Only one in 12 people who completed Kane County's pretrial diversion program for first-time, nonviolent felony offenders re-offended in a three-year span, according to a study by the Kane County state's attorney's office and Aurora University on recidivism.

"I'm incredibly thrilled," State's Attorney Joe McMahon said Tuesday. "It is the right thing to do to take a chance on people, to give them a chance to turn their lives around."

The county's pretrial diversion program, also dubbed the "second chance" program, began in 1995. Although prosecutors received plenty of anecdotal evidence that participants stayed out of trouble, they didn't quantify the recidivism rate until McMahon's office partnered with the university in late 2013.

McMahon said he didn't have any expected percentage of recidivism going into the study, but knowing that 92 percent of people stay out of trouble after three years validates his office's approach to punishing the most violent criminals while trying to give first-time offenders a chance to avoid the "scarlet letter" of a felony conviction.

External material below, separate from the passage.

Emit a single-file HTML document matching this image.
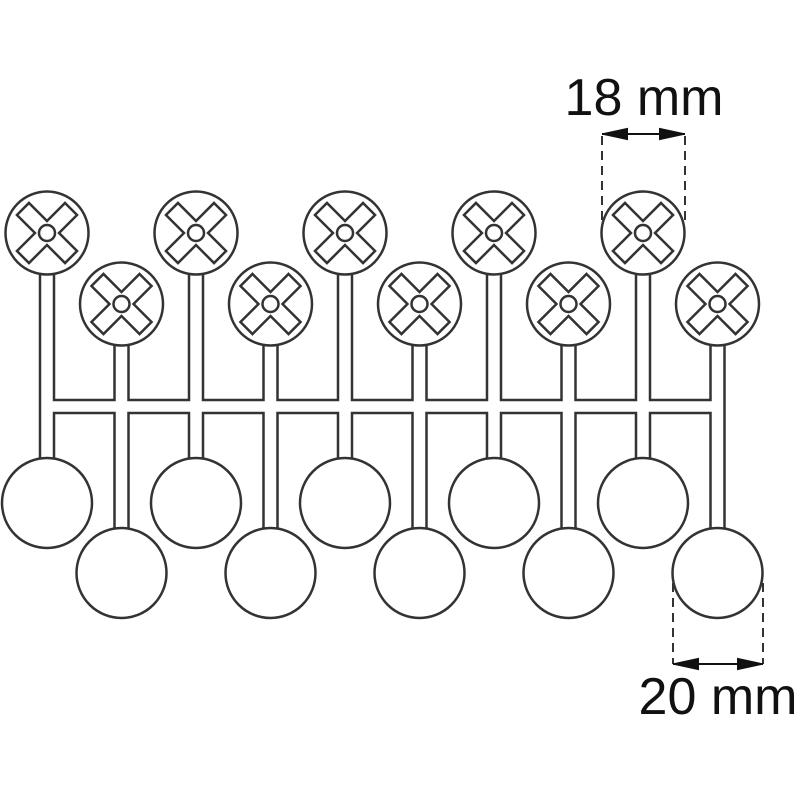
<!DOCTYPE html>
<html><head><style>html,body{margin:0;padding:0;background:#fff;}svg{display:block}</style></head>
<body>
<svg width="800" height="800" viewBox="0 0 800 800" xmlns="http://www.w3.org/2000/svg">
<defs>
<g id="cr">
<polygon points="-8.5,-34 8.5,-34 8.5,-8.5 34,-8.5 34,8.5 8.5,8.5 8.5,34 -8.5,34 -8.5,8.5 -34,8.5 -34,-8.5 -8.5,-8.5" transform="rotate(45)" fill="#fff" stroke="#333" stroke-width="2.5" stroke-linejoin="miter"/>
<circle r="8" fill="#fff" stroke="#333" stroke-width="2.5"/>
</g>
</defs>
<g id="s"></g>
<script>
var ns="http://www.w3.org/2000/svg",g=document.getElementById('s');
function el(t,a){var e=document.createElementNS(ns,t);for(var k in a)e.setAttribute(k,a[k]);g.appendChild(e);return e;}
var xs=[];for(var i=0;i<10;i++)xs.push(47+74.5*i);
for(var i=0;i<10;i++){var ty=i%2?304:233,by=i%2?573:503;el('rect',{x:xs[i]-8.25,y:ty,width:16.5,height:by-ty,fill:'#333'});}
el('rect',{x:xs[0],y:398.75,width:xs[9]-xs[0],height:15.5,fill:'#333'});
for(var i=0;i<10;i++){var ty=i%2?304:233,by=i%2?573:503;el('rect',{x:xs[i]-5.75,y:ty,width:11.5,height:by-ty,fill:'#fff'});}
el('rect',{x:xs[0],y:401.25,width:xs[9]-xs[0],height:10.5,fill:'#fff'});
for(var i=0;i<10;i++){var ty=i%2?304:233,by=i%2?573:503;
el('circle',{cx:xs[i],cy:ty,r:41.5,fill:'#fff',stroke:'#333','stroke-width':2.5});
el('use',{href:'#cr',x:xs[i],y:ty});
el('circle',{cx:xs[i],cy:by,r:45,fill:'#fff',stroke:'#333','stroke-width':2.5});}
</script>
<g stroke="#333" stroke-width="2" stroke-dasharray="9,6" fill="none">
<line x1="602" y1="136" x2="602" y2="222"/><line x1="685" y1="136" x2="685" y2="222"/>
<line x1="673" y1="583" x2="673" y2="664"/><line x1="763" y1="583" x2="763" y2="664"/>
</g>
<g stroke="#111" stroke-width="2" fill="#111">
<line x1="602" y1="134" x2="685" y2="134"/>
<polygon points="604,134 627,129 627,139"/><polygon points="683,134 660,129 660,139"/>
<line x1="673" y1="664" x2="763" y2="664"/>
<polygon points="675,664 698,659 698,669"/><polygon points="761,664 738,659 738,669"/>
</g>
<text x="644" y="115" text-anchor="middle" font-family="Liberation Sans, sans-serif" font-size="52" fill="#111">18 mm</text>
<text x="718" y="714" text-anchor="middle" font-family="Liberation Sans, sans-serif" font-size="52" fill="#111">20 mm</text>
</svg>
</body></html>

In the study, a computer program randomly selected 317 participants out of 1,070 people who participated in the program from 2005 to 2010.

Of the 228 who successfully completed Kane's program, only 7.9 percent had another conviction - either misdemeanor or felony - in the three years after the Kane program.

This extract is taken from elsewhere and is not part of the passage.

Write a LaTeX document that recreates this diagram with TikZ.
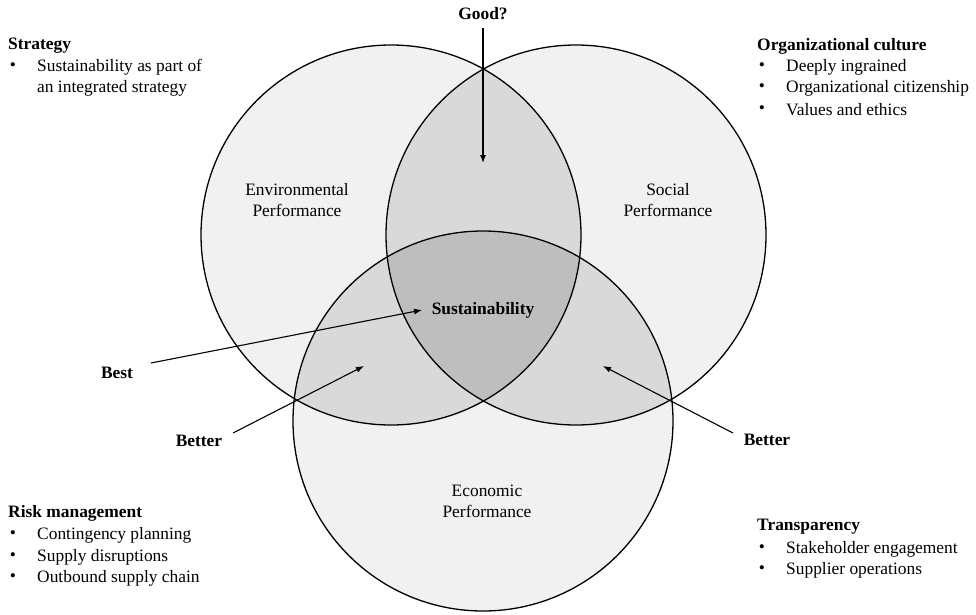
\documentclass[tikz,border=0pt]{standalone}
\usepackage{fontspec}
\setmainfont{Liberation Serif}
\usetikzlibrary{arrows.meta}
\definecolor{one}{HTML}{F1F1F1}
\definecolor{two}{HTML}{D9D9D9}
\definecolor{three}{HTML}{BEBEBE}
\tikzset{
  txt/.style={inner sep=0pt, font=\fontsize{17.4}{21}\selectfont},
  bold/.style={txt, font=\fontsize{17.4}{21}\selectfont\bfseries},
  item/.style={txt, anchor=west},
  bul/.style={txt, anchor=center},
  head/.style={bold, anchor=west},
  ring/.style={draw=black, line width=1.3pt},
  arr/.style={draw=black, line width=1.1pt, -{Latex[length=8pt,width=6pt]}},
}
\begin{document}
\begin{tikzpicture}[x=1pt,y=-1pt]
\useasboundingbox (0,0) rectangle (976,615);
\coordinate (cL) at (391,235);
\coordinate (cR) at (576,235);
\coordinate (cB) at (483,421);
\def\rr{190pt}
% fills
\fill[one] (cL) circle[radius=\rr];
\fill[one] (cR) circle[radius=\rr];
\fill[one] (cB) circle[radius=\rr];
\begin{scope}
  \clip (cL) circle[radius=\rr];
  \fill[two] (cR) circle[radius=\rr];
  \fill[two] (cB) circle[radius=\rr];
\end{scope}
\begin{scope}
  \clip (cR) circle[radius=\rr];
  \fill[two] (cB) circle[radius=\rr];
\end{scope}
\begin{scope}
  \clip (cL) circle[radius=\rr];
  \clip (cR) circle[radius=\rr];
  \fill[three] (cB) circle[radius=\rr];
\end{scope}
\draw[ring] (cL) circle[radius=\rr];
\draw[ring] (cR) circle[radius=\rr];
\draw[ring] (cB) circle[radius=\rr];

% circle labels
\node[txt, align=center] (env) at (297,200) {Environmental\\Performance};
\node[txt, align=center] (soc) at (668,200) {Social\\Performance};
\node[txt, align=center] (eco) at (487,501) {Economic\\Performance};
\node[bold] (sus) at (483,310) {Sustainability};

% arrows
\node[bold] (good) at (483,14) {Good?};
\coordinate (goodS) at (483,28);
\coordinate (goodE) at (483,163);
\draw[arr] (goodS) -- (goodE);

\node[bold] (best) at (117,373) {Best};
\coordinate (bestS) at (151,363);
\coordinate (bestE) at (422,310);
\draw[arr] (bestS) -- (bestE);

\node[bold] (betL) at (199,441) {Better};
\coordinate (betLS) at (233,433);
\coordinate (betLE) at (364,366);
\draw[arr] (betLS) -- (betLE);

\node[bold] (betR) at (767,440) {Better};
\coordinate (betRS) at (733,433);
\coordinate (betRE) at (603,366);
\draw[arr] (betRS) -- (betRE);

% Strategy
\node[head] (st) at (8,46) {Strategy};
\node[bul] (st1b) at (13,67) {•};
\node[item] (st1) at (37,67) {Sustainability as part of};
\node[item] (st2) at (37,88) {an integrated strategy};

% Organizational culture
\node[head] (oc) at (757,46) {Organizational culture};
\node[bul] (oc1b) at (762,67) {•};
\node[item] (oc1) at (786,67) {Deeply ingrained};
\node[bul] (oc2b) at (762,88) {•};
\node[item] (oc2) at (786,88) {Organizational citizenship};
\node[bul] (oc3b) at (762,110) {•};
\node[item] (oc3) at (786,110) {Values and ethics};

% Risk management
\node[head] (rm) at (8,513) {Risk management};
\node[bul] (rm1b) at (13,535) {•};
\node[item] (rm1) at (37,535) {Contingency planning};
\node[bul] (rm2b) at (13,557) {•};
\node[item] (rm2) at (37,557) {Supply disruptions};
\node[bul] (rm3b) at (13,578) {•};
\node[item] (rm3) at (37,578) {Outbound supply chain};

% Transparency
\node[head] (tr) at (757,527) {Transparency};
\node[bul] (tr1b) at (762,549) {•};
\node[item] (tr1) at (786,549) {Stakeholder engagement};
\node[bul] (tr2b) at (762,570) {•};
\node[item] (tr2) at (786,570) {Supplier operations};
\end{tikzpicture}
\end{document}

And of the 79 people who failed to complete Kane's program, nearly 81 percent didn't have another conviction after three years.

Offenders who receive sentences in traditional court reoffend between 40 and 60 percent of the time, officials say.

Brandon Kooi, an Aurora University professor who worked with McMahon's office on the project, said the results show it's not just a prosecutor's job to get top sentences for all convictions and to fill up the county jail.

"These kinds of alternatives within the 21st century are extremely critical," Kooi said.

McMahon credited a variety of groups for the program's success, such as the support from law enforcement, judges, defense attorneys and panels of community members who vet applicants and weed out those who don't or won't take responsibility for their actions.

"Successful diversion programs integrate offenders back into society as law-abiding citizens through restitution to victims, rehabilitation through education and employment, and reduction of recidivism," Kane County Chief Judge Judith Brawka said. "We are fortunate in Kane County to have a state's attorney's office that is proactive in diversion programming."

The county has other pretrial diversion programs for first-time drug offenders, prostitution and domestic violence offenders.

McMahon said his office plans to next study the recidivism rate for the domestic violence diversion program.